Weißt du, spricht das Kind zum Einhorn, ich kann nicht glauben, was du mir da erzählst. – Aber ich habe dir nichts erzählt, erwidert das Einhorn gekränkt. Sieh mich an! Siehst du nicht, was du siehst? – Ich sehe dich, aber ich weiß, dass du eine Geschichte bist. – Das weißt du? – Das weiß doch jeder. – Dann weißt du mehr als ich. – Das kluge Kind staunt: Aber du musst das doch auch nicht wissen. Du hast es ja selbst erlebt. –
Dass die Kunst nicht weiß, was sie weiß, ist ein Gedanke, älter als New York oder die Wiener Neustadt. Sie teilt diese Eigenschaft, falls es denn eine ist und nicht ein bloßes Vorurteil, mit der unvordenklichen Erzählung, dem Mythos, der einerseits mehr wissen soll als sie, andererseits weniger. Jedenfalls erteilt er denen, die vorgeben, sie verstünden etwas davon, Auskunft auf jede Frage, die sie ihm stellen – er ist gedankenoffen. Die Kunst wäre es auch, gäbe es nicht die Künstler, die alles erlebt, erlitten, erbangt, erjubelt und mitgeteilt haben, wovon ihre Werke berichten. Seit den Anfängen legt sich, was Künstler sich denken, als Schleier über das von ihnen Ersonnene. Wer ihn zu heben versucht, versteht rasch: Er ist angewachsen, ohne Verlust an ›Substanz‹ nicht zu entfernen.

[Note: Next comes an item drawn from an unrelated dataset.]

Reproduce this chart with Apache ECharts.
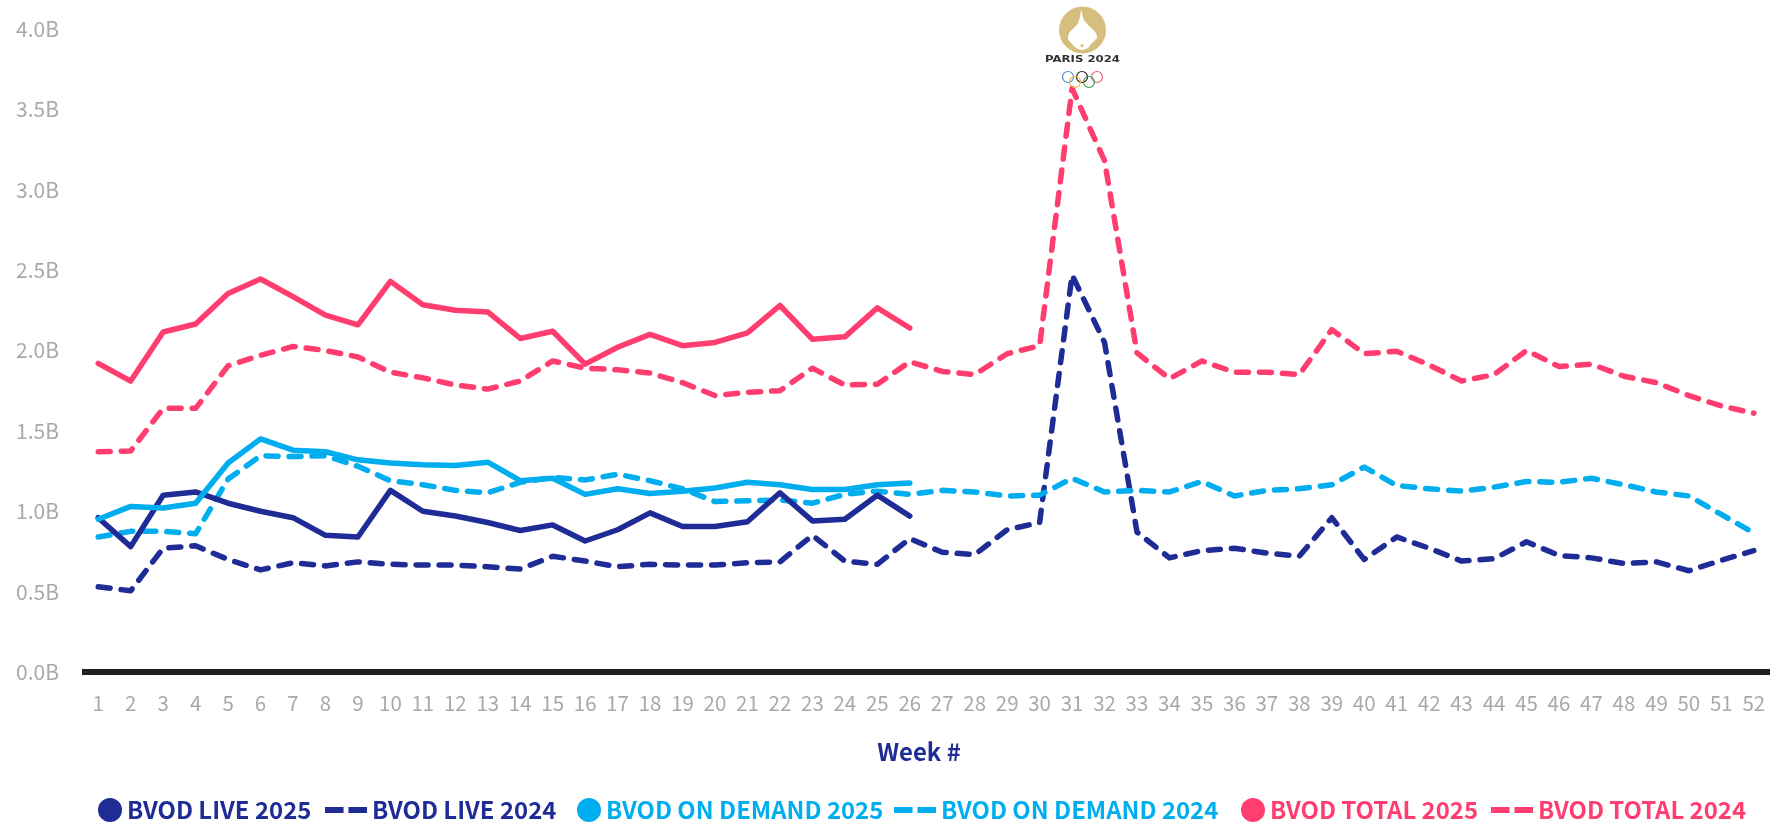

Kunst gibt es, seit es Künstler gibt. Wer die Höhlenmalerei ersann, weiß niemand, der Wunsch, etwas über sie zu erfahren, führt ins Leere, in die ›Kultur‹. In den heutigen Netzen kehrt sich das um: »Du machst Kunst? Schön und gut, wir wissen, wer du bist, wenn nicht, können wir es uns denken. Lass dich nicht stören. Mach, was du willst, wir verstehen immer ›Gesellschaft‹. Was du machst, zeigt, wie die Gesellschaft über sich denkt. Die Gesellschaft, das sind wir.«
Es ist dieses kleine ›wie‹, das stutzig macht. Wie denkt Gesellschaft? Wie denkt der Einzelne als Teil der Gesellschaft? Wie denkt er, wenn er ‹Gesellschaft‹ denkt? Skeptischer? Abgebrühter? Gläubiger? In der Wissensgesellschaft ist Wissensskepsis Pflicht: Wer möchte sich vorwerfen lassen, er würde glauben, was andere zu wissen behaupten? Der Satz, dass Kunst der Erheiterung dient, hat etwas Erheiterndes. Seine Bedeutung changiert, je nachdem, ob dabei ›die Massen‹ oder ›die Wenigen‹ ins Spiel gebracht werden. Die einen finden sie komisch, die anderen lassen sich unterhalten. Wer sind die einen, wer die anderen?
Vorbei die Zeiten, in denen Kunst Aggressionen zu wecken verstand – wer jetzt aggressiv wird, dem geht es ums Geld oder ums Prinzip. Wo die Verführungskraft abreißt, entsteht der erheiterte Mensch. Auch darin ist die Kunst Vorbild (oder könnte es sein). Wer auf die etablierte Politik (Wissenschaft, Religion, Liebe etc.) keinen Pfifferling mehr gibt, verfällt eher in Raserei als ein Konzert- oder Museumsbesucher, der sich seinen Unglauben an die Kunst durch das Erlebnis bestätigen lässt. Kunst kann von allem leben. Warum nicht vom Unglauben an die Kunst? Immer hat Kunst, auch in Zeiten der Verfolgung, ein Wissen gelehrt, das des Glaubens nicht bedurfte. Warum sollte sie just dieser Unglaube schrecken?
Kunst will gesehen werden. Daraus wird schnell: Sie soll im Weg stehen. Aber: Was heute im Weg steht, wird morgen abgeräumt – als Gerümpel. Der winzige Teil des öffentlichen Raumes, den Grabbeau beansprucht, steht niemandem im Wege. Überhaupt sind die Wege um alles, was im Weg stehen will, längst gebahnt. Was einer sieht und was ihm dabei in den Sinn kommt, ist zweierlei.
In den Sinn kommen: das wäre Aufgabe und Praxis.